A luta para convalescer em condições de vida precárias

As condições de vida indignas dos centros que abrigam pessoas que chegaram à ilha de Lesbos, Grécia, têm um impacto devastador na saúde mental delas, como é descrito neste relato, assinado pela equipa de saúde mental da MSF no local

©️ MSF

“No Dia Mundial da Saúde Mental, 10 de outubro, é importante reconhecer os desafios enfrentados por pessoas em vulnerabilidade, como quem chega à ilha de Lesbos em busca de segurança e acaba a viver num Centro de Acesso Fechado e Controlado. São dificuldades decorrentes das condições de vida precárias, que têm um impacto na saúde mental delas. Queremos aproveitar esta oportunidade para enfatizar a importância do apoio comunitário: o que pode fazer para promover a resiliência e ajudar na recuperação.

As condições de vida que os nossos pacientes enfrentam são, muitas vezes, terríveis. As pessoas a quem prestamos apoio não só carregam as cicatrizes das viagens que fizeram, como também transportam o peso da incerteza sobre o futuro que as espera. Sentem-se privadas da liberdade de escolher ou controlar o que fazem. Não podem tomar nenhuma decisão – desde a comida que comem até ao tempo que passam a tomar banho. É um acesso limitado a necessidades básicas, água, alimentos, cuidados médicos e roupas, que cria um estado constante de insegurança.

Enquanto isso, essas condições de vida podem ser lembretes de traumas passados, desencadeando memórias e sentimentos angustiantes.

Já considerou que o som agitado de um vento forte, ou de ondas do mar, pode evocar memórias traumáticas de uma viagem feita num pequeno barco até esta ilha? E agora, a viver numa tenda ao lado do mar, os nossos pacientes revivem esse pesadelo a noite toda.

Além disso, a incerteza em torno dos procedimentos de asilo aumenta este fardo psicológico. A falta de clareza sobre os processos pode amplificar a ansiedade e o medo, especialmente quando são excessivamente apressados ou burocratizados. As barreiras linguísticas e diferenças culturais agravam tudo isto e inibem o acesso a serviços de apoio disponíveis. Tudo isso torna mais difícil uma pessoa defender as necessidades que tem.

Através do nosso papel como psicólogos e assistentes sociais em Lesbos, esforçamo-nos para criar um ambiente seguro de apoio, onde os pacientes podem partilhar as histórias deles. As pessoas vêm até nós com sentimentos de stress, medo, perda e desesperança. É angustiante ver como tudo aquilo que viveram e enfrentam agora prejudica o bem-estar delas, levando, muitas vezes a transtornos de stress pós-traumático, depressão, ansiedade e psicose.

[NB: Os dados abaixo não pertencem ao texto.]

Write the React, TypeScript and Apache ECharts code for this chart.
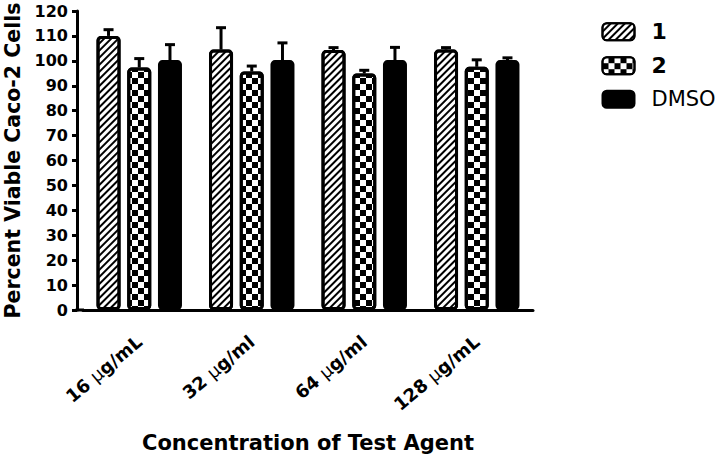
import React, { useEffect, useRef } from "react";
import * as echarts from "echarts";

const categories = ["16 μg/mL", "32 μg/ml", "64 μg/ml", "128 μg/mL"];
const seriesNames = ["1", "2", "DMSO"];
const values1 = [110, 104.5, 104.3, 104.5];
const errors1 = [2.5, 8.8, 1, 0.8];
const values2 = [97.3, 95.7, 94.9, 97.6];
const errors2 = [3.6, 2.2, 1.3, 2.8];
const valuesDmso = [100.3, 100.3, 100.3, 100.3];
const errorsDmso = [6.2, 6.9, 5.1, 0.9];
const yTicks = { min: 0, max: 120, interval: 10 };

const FONT = "'DejaVu Sans', 'Liberation Sans', sans-serif";
const GRID = { left: 83, right: 189, top: 11, bottom: 148 };
const Y_OFFSET = 6;
const BAR_W = 24;
const BAR_GAP = 0.28;

export default function App() {
  const ref = useRef<HTMLDivElement>(null);
  useEffect(() => {
    if (!ref.current) return;
    const chart = echarts.init(ref.current, undefined, { renderer: "svg" });
    const allValues = [values1, values2, valuesDmso];
    const allErrors = [errors1, errors2, errorsDmso];
    const errData: number[][] = [];
    allValues.forEach((vals, s) => {
      vals.forEach((v, i) => errData.push([i, v, allErrors[s][i], s]));
    });
    const step = BAR_W * (1 + BAR_GAP);
    const decals: any[] = [
      {
        symbol: "rect",
        symbolSize: 1,
        color: "#000",
        dashArrayX: [1, 0],
        dashArrayY: [2, 3],
        rotation: -Math.PI / 4,
      },
      {
        symbol: "rect",
        symbolSize: 1,
        color: "#000",
        dashArrayX: [
          [6, 6],
          [0, 6, 6, 0],
        ],
        dashArrayY: [6, 0],
      },
      null,
    ];
    const fills = ["#fff", "#fff", "#000"];
    const H = 458;
    const axisY = H - GRID.bottom;
    chart.setOption({
      animation: false,
      backgroundColor: "#fff",
      grid: { ...GRID, containLabel: false, outerBoundsMode: "none" },
      legend: {
        left: 601.5,
        top: 20.7,
        padding: 0,
        orient: "vertical",
        itemWidth: 32,
        itemHeight: 17,
        itemGap: 12,
        data: seriesNames,
        formatter: (n: string) => (n === "DMSO" ? `{r|${n}}` : `{b|${n}}`),
        textStyle: {
          color: "#000",
          fontFamily: FONT,
          fontSize: 22,
          rich: {
            b: { fontWeight: "bold", fontSize: 22, fontFamily: FONT, color: "#000", padding: [0, 0, 0, 12] },
            r: { fontWeight: "normal", fontSize: 21, fontFamily: FONT, color: "#000", padding: [0, 0, 0, 12] },
          },
        },
      },
      xAxis: {
        type: "category",
        data: categories,
        axisLine: { lineStyle: { color: "#000", width: 3 } },
        axisTick: { alignWithLabel: true, length: 6, lineStyle: { color: "#000", width: 3 } },
        axisLabel: {
          rotate: 40,
          margin: 29,
          color: "#000",
          fontFamily: FONT,
          fontWeight: "bold",
          fontSize: 18,
          formatter: (v: string) => v.replace("μ", "{m|μ}"),
          rich: { m: { fontWeight: "normal", fontFamily: FONT, fontSize: 18, color: "#000" } },
        },
        name: "Concentration of Test Agent",
        nameLocation: "middle",
        nameGap: 122,
        nameTextStyle: { color: "#000", fontFamily: FONT, fontWeight: "bold", fontSize: 21 },
      },
      yAxis: {
        type: "value",
        ...yTicks,
        offset: Y_OFFSET,
        splitLine: { show: false },
        axisLine: { show: true, lineStyle: { color: "#000", width: 3 } },
        axisTick: { show: true, length: 5, lineStyle: { color: "#000", width: 3 } },
        axisLabel: { margin: 9, color: "#000", fontFamily: FONT, fontWeight: "bold", fontSize: 16 },
        name: "Percent Viable Caco-2 Cells",
        nameLocation: "middle",
        nameGap: 52,
        nameTextStyle: { color: "#000", fontFamily: FONT, fontWeight: "bold", fontSize: 20.5 },
      },
      graphic: [
        {
          type: "line",
          shape: { x1: GRID.left - Y_OFFSET - 1.5, y1: axisY, x2: GRID.left + 1, y2: axisY },
          style: { stroke: "#000", lineWidth: 3 },
          z: 10,
        },
      ],
      series: [
        ...seriesNames.map((name, s) => ({
          type: "bar",
          name,
          data: allValues[s],
          barWidth: BAR_W,
          barGap: `${BAR_GAP * 100}%`,
          z: 3,
          itemStyle: {
            color: fills[s],
            borderColor: "#000",
            borderWidth: 3,
            borderRadius: 3,
            ...(decals[s] ? { decal: decals[s] } : {}),
          },
        })),
        {
          type: "custom",
          name: "err",
          z: 1,
          data: errData,
          encode: { x: 0, y: 1 },
          renderItem: (params: any, api: any) => {
            const cat = api.value(0);
            const v = api.value(1);
            const e = api.value(2);
            const s = api.value(3);
            const base = api.coord([cat, v]);
            const top = api.coord([cat, v + e]);
            const x = base[0] + (s - 1) * step;
            return {
              type: "group",
              children: [
                { type: "line", shape: { x1: x, y1: base[1], x2: x, y2: top[1] }, style: { stroke: "#000", lineWidth: 3 } },
                { type: "line", shape: { x1: x - 5, y1: top[1], x2: x + 5, y2: top[1] }, style: { stroke: "#000", lineWidth: 3 } },
              ],
            };
          },
        },
      ],
    });
    return () => chart.dispose();
  }, []);
  return <div ref={ref} style={{ width: 722, height: 458, position: "absolute", left: 0, top: 0 }} />;
}
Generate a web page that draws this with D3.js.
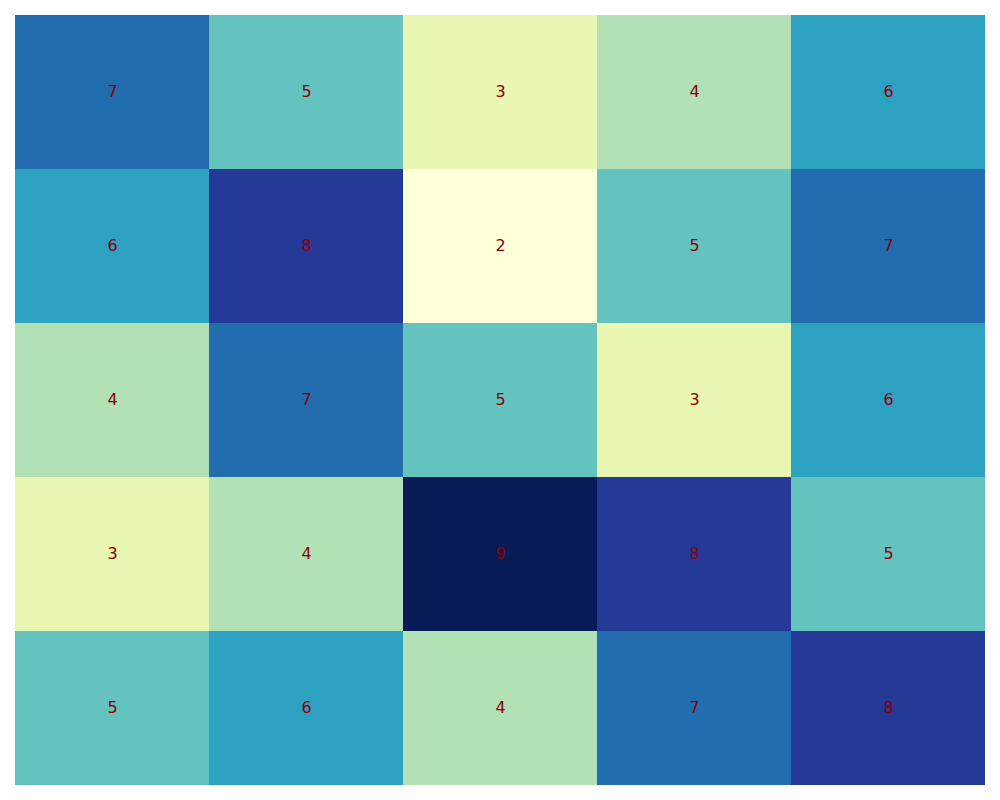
<!DOCTYPE html>
<html>
<head>
<meta charset="utf-8">
<script src="https://cdn.jsdelivr.net/npm/d3@7"></script>
<style>
html, body { margin: 0; padding: 0; background: #ffffff; }
svg { display: block; }
</style>
</head>
<body>
<svg id="chart" width="1000" height="800"></svg>
<script>
const rows = ["r0", "r1", "r2", "r3", "r4"];
const cols = ["c0", "c1", "c2", "c3", "c4"];
const values = [
  [7, 5, 3, 4, 6],
  [6, 8, 2, 5, 7],
  [4, 7, 5, 3, 6],
  [3, 4, 9, 8, 5],
  [5, 6, 4, 7, 8]
];
const paletteYlGnBu = ["#ffffd9", "#edf8b1", "#c7e9b4", "#7fcdbb", "#41b6c4", "#1d91c0", "#225ea8", "#253494", "#081d58"];

const svg = d3.select("#chart");
const margin = {left: 15, right: 15, top: 15, bottom: 15};
const W = 1000, H = 800;

const x = d3.scaleBand().domain(cols).range([margin.left, W - margin.right]).padding(0);
const y = d3.scaleBand().domain(rows).range([margin.top, H - margin.bottom]).padding(0);

const vmin = 2, vmax = 9;
const color = d3.scaleLinear()
  .domain(paletteYlGnBu.map((_, i) => vmin + (vmax - vmin) * i / (paletteYlGnBu.length - 1)))
  .range(paletteYlGnBu)
  .interpolate(d3.interpolateRgb);

const cells = [];
values.forEach((row, i) => row.forEach((v, j) => cells.push({r: rows[i], c: cols[j], v})));

svg.append("g").selectAll("rect").data(cells).join("rect")
  .attr("x", d => x(d.c))
  .attr("y", d => y(d.r))
  .attr("width", x.bandwidth())
  .attr("height", y.bandwidth())
  .attr("fill", d => color(d.v))
  .attr("shape-rendering", "crispEdges");

svg.append("g").selectAll("text").data(cells).join("text")
  .attr("x", d => x(d.c) + x.bandwidth() / 2 + 0.5)
  .attr("y", d => y(d.r) + y.bandwidth() / 2 - 1)
  .attr("text-anchor", "middle")
  .attr("dominant-baseline", "central")
  .attr("font-family", "DejaVu Sans, sans-serif")
  .attr("font-size", 16)
  .attr("fill", "#8b0000")
  .text(d => d.v);
</script>
</body>
</html>
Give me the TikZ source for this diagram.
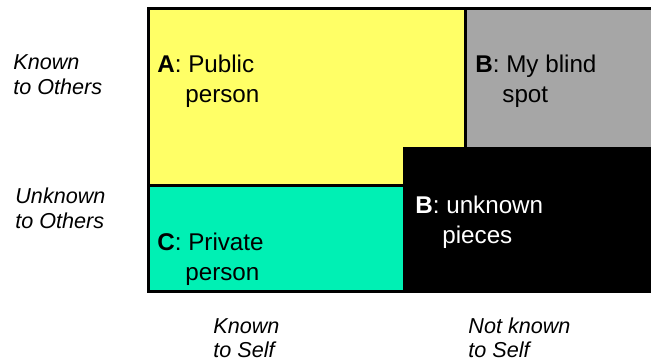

Tentamos construir uma relação de confiança com os nossos pacientes, compreendendo ao mesmo tempo que, para muitos, partilhar uma história pode ser assustador e difícil. Isso requer passarmos algum tempo com cada pessoa, o que é difícil, porque os moradores podem ser transferidos, de repente, do campo para o continente. Ainda assim, cada interação com eles traz novos conhecimentos sobre a resiliência do espírito humano. Também nos expõe às duras realidades da vida no campo.

O que dizer a uma jovem mãe que, depois de passar algum tempo sem abrigo, sozinha, a dormir grávida num parque na Turquia, acabou num campo sobrelotado onde não tem qualquer ideia sobre o futuro dela, nem do seu bebé?

Todas essas experiências ressaltam a necessidade de um apoio abrangente em saúde mental. As condições precárias que as pessoas aqui enfrentam não dizem apenas respeito a desafios físicos – são também crises de saúde mental à espera de explodir.

É crucial lutar por melhores condições de habitabilidade e acessos a serviços de saúde mental para todas as pessoas que chegam a Lesbos. Precisamos de criar um espaço onde a saúde mental é priorizada, onde a cura é possível e onde a dignidade de cada indivíduo é mantida.

Continuemos a trabalhar juntos para garantir que o bem-estar mental é reconhecido como um aspecto fundamental da saúde – especialmente para aqueles que sofreram o inimaginável.”